Description Jun'ichi NOMURA 2003-11-17 09:13:33 UTC
From Bugzilla Helper:
User-Agent: Mozilla/5.0 (X11; U; Linux i686; ja-JP; rv:1.5)
Gecko/20031024 Debian/1.5-2

Description of problem:
While putting I/O stress with aio on 4 disks through fibre channel HBA
(qla2300), the kernel becomes irresponsive to both ping and console
operation.

The problem is not reproducible. It happens twice so far.

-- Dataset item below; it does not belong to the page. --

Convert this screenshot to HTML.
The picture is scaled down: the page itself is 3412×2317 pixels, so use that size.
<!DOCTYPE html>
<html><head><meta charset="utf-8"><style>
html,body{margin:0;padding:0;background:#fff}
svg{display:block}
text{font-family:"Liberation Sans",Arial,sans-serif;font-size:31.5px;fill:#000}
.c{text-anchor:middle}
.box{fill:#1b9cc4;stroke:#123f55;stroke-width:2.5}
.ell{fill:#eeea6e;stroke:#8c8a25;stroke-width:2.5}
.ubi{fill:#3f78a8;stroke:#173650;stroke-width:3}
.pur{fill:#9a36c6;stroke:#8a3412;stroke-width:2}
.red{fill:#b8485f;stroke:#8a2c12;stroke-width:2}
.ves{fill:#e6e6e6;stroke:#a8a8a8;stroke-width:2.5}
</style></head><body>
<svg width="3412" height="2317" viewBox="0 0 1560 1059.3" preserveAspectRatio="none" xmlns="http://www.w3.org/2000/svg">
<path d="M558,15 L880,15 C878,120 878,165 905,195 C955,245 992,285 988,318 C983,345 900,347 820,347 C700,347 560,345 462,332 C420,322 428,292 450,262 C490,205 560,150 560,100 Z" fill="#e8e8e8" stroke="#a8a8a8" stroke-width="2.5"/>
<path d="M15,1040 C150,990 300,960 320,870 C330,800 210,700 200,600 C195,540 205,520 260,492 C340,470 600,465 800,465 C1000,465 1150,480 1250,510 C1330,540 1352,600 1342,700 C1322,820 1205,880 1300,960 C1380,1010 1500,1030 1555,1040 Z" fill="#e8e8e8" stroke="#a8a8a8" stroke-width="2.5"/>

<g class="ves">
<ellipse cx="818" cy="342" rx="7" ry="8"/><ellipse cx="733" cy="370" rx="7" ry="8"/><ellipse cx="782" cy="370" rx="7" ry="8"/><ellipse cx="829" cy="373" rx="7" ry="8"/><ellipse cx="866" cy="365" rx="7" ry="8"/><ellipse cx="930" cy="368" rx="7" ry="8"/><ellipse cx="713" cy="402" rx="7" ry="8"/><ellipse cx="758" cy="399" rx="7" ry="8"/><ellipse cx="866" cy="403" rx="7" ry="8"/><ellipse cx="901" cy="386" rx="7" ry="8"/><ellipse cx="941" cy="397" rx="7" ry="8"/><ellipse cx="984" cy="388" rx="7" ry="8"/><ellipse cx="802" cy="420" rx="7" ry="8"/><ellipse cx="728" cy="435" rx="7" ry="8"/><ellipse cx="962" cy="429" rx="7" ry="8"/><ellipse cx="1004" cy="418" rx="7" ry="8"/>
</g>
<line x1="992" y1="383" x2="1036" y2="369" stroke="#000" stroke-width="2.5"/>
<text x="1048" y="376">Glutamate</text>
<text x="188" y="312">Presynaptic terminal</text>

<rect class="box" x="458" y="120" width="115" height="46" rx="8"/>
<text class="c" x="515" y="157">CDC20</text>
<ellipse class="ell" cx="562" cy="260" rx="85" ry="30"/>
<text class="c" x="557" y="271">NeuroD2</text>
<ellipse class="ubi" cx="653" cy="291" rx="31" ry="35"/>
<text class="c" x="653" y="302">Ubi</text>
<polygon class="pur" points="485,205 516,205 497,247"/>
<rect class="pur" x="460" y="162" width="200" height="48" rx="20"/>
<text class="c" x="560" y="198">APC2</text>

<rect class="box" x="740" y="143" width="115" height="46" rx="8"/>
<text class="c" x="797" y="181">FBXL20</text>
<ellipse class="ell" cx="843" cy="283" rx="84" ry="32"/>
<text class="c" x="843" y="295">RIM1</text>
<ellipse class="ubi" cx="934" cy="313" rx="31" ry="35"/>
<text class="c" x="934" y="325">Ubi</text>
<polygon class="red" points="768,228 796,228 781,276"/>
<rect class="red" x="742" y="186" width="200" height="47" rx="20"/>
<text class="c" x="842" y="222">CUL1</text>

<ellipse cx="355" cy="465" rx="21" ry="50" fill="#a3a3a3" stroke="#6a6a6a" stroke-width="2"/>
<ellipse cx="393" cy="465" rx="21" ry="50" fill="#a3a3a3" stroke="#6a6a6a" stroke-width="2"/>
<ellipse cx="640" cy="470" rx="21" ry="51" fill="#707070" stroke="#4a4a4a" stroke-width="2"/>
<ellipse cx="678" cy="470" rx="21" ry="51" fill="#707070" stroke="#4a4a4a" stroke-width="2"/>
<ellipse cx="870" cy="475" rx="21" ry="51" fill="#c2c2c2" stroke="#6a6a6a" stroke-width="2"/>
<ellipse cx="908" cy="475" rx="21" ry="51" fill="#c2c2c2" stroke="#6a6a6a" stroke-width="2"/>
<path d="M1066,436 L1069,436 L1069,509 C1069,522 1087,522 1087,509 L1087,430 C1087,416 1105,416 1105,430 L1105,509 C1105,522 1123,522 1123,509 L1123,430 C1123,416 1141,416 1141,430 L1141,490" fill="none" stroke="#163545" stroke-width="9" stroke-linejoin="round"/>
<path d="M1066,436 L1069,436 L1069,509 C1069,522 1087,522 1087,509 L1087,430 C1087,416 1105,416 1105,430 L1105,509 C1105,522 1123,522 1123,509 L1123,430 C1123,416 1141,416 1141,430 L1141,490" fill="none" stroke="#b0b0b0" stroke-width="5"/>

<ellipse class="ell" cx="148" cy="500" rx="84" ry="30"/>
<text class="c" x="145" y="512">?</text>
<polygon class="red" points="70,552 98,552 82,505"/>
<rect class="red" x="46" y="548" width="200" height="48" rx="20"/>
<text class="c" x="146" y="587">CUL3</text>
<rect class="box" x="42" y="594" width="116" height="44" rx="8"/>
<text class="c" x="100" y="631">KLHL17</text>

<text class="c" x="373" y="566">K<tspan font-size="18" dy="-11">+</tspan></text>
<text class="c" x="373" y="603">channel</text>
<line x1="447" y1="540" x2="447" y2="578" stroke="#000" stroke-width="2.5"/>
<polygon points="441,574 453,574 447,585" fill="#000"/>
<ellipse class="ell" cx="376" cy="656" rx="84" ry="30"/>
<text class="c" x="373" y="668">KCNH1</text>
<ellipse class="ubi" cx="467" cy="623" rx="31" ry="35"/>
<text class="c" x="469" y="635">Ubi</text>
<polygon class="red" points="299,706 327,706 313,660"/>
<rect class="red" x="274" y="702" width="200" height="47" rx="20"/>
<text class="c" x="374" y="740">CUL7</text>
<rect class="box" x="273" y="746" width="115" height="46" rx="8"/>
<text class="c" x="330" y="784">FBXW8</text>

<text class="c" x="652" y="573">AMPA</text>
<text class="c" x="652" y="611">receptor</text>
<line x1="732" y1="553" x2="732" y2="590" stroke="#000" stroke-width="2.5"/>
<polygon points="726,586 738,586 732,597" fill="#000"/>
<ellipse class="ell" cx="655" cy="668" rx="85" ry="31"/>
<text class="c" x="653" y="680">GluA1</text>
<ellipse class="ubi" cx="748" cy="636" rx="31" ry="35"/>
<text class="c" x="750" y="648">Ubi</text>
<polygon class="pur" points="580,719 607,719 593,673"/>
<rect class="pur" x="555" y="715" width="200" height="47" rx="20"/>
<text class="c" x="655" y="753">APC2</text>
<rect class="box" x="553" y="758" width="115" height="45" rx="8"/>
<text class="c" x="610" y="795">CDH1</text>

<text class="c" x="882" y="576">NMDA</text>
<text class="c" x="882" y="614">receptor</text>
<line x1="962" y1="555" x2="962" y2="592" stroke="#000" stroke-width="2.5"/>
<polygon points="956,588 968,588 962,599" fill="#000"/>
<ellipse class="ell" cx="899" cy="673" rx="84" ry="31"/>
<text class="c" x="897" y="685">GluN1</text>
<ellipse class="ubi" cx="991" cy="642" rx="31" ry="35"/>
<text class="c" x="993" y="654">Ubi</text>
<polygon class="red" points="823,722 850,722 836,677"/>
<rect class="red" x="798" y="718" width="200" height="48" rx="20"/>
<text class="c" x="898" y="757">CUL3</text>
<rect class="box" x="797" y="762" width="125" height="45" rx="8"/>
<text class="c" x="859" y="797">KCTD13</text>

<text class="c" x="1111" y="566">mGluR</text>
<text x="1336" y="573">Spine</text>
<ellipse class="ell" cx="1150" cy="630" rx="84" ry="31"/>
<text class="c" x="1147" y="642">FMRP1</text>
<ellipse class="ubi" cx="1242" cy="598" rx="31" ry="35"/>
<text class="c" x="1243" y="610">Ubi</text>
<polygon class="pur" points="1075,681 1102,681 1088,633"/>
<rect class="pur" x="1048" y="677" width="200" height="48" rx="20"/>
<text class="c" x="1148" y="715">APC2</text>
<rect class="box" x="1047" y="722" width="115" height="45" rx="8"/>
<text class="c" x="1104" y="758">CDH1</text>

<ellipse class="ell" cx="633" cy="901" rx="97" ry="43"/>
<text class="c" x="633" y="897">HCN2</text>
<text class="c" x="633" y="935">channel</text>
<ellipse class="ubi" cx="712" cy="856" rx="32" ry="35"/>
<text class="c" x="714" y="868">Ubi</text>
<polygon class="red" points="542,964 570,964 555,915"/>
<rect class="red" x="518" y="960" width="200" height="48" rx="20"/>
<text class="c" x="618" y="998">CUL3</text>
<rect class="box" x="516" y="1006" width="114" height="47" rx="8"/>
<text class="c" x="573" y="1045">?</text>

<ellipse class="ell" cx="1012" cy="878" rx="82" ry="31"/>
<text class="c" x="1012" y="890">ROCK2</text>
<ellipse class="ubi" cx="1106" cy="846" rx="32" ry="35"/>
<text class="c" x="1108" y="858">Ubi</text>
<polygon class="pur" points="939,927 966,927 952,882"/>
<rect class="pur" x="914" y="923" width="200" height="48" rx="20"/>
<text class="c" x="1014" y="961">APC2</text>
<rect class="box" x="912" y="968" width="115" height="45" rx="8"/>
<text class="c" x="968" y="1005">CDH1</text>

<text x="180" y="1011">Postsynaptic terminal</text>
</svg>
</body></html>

Version-Release number of selected component (if applicable):
kernel-2.4.21-4.EL

How reproducible:
Sometimes

Steps to Reproduce:
1.Generate intensive I/O with aio to disks connected via Qlogic QLA2300.
2.
3.
    

Additional info:

After retrieving the processor's register information,
it showed that ar.bsp reached too high.
 AR.BSP = 0xE000000008487EA8
(considering that task_struct + kernel stack area should be
 from 0xE000000008480000 to 0xE000000008487fff and
 register backing store grows upwards)

In 2.4.21-4.EL, __scsi_end_request() calls scsi_release_command(),
which calls scsi_queue_next_request.
On the other hand, in the Linus' kernel, __scsi_end_request() calls
__scsi_release_command(), which does not call scsi_queue_next_request().

As scsi_queue_next_request can make call to __scsi_end_request()
eventually as following:
  scsi_release_command()
    scsi_queue_next_request()
      scsi_request_fn()
        __scsi_end_request()
          scsi_release_command()
            ....

may this difference cause the stack overflow under some conditions and
result in unexpected behaviour of operating system kernel?

Comment 1 Jeff Moyer 2003-11-25 18:51:35 UTC
queued for U1.

Comment 2 Mahesh Kunjal 2004-02-02 23:26:15 UTC
Did this fix make into U1 ?

Comment 3 Ernie Petrides 2004-02-03 00:45:26 UTC
Yes.  The fix was first committed to the (internal Engineering)
build of kernel version 2.4.21-4.9.EL on 4-Nov-2003.


Comment 4 Ernie Petrides 2004-12-03 02:15:52 UTC
An errata has been issued which should help the problem 
described in this bug report. This report is therefore being 
closed with a resolution of ERRATA. For more information
on the solution and/or where to find the updated files, 
please follow the link below. You may reopen this bug report 
if the solution does not work for you.

http://rhn.redhat.com/errata/RHSA-2004-017.html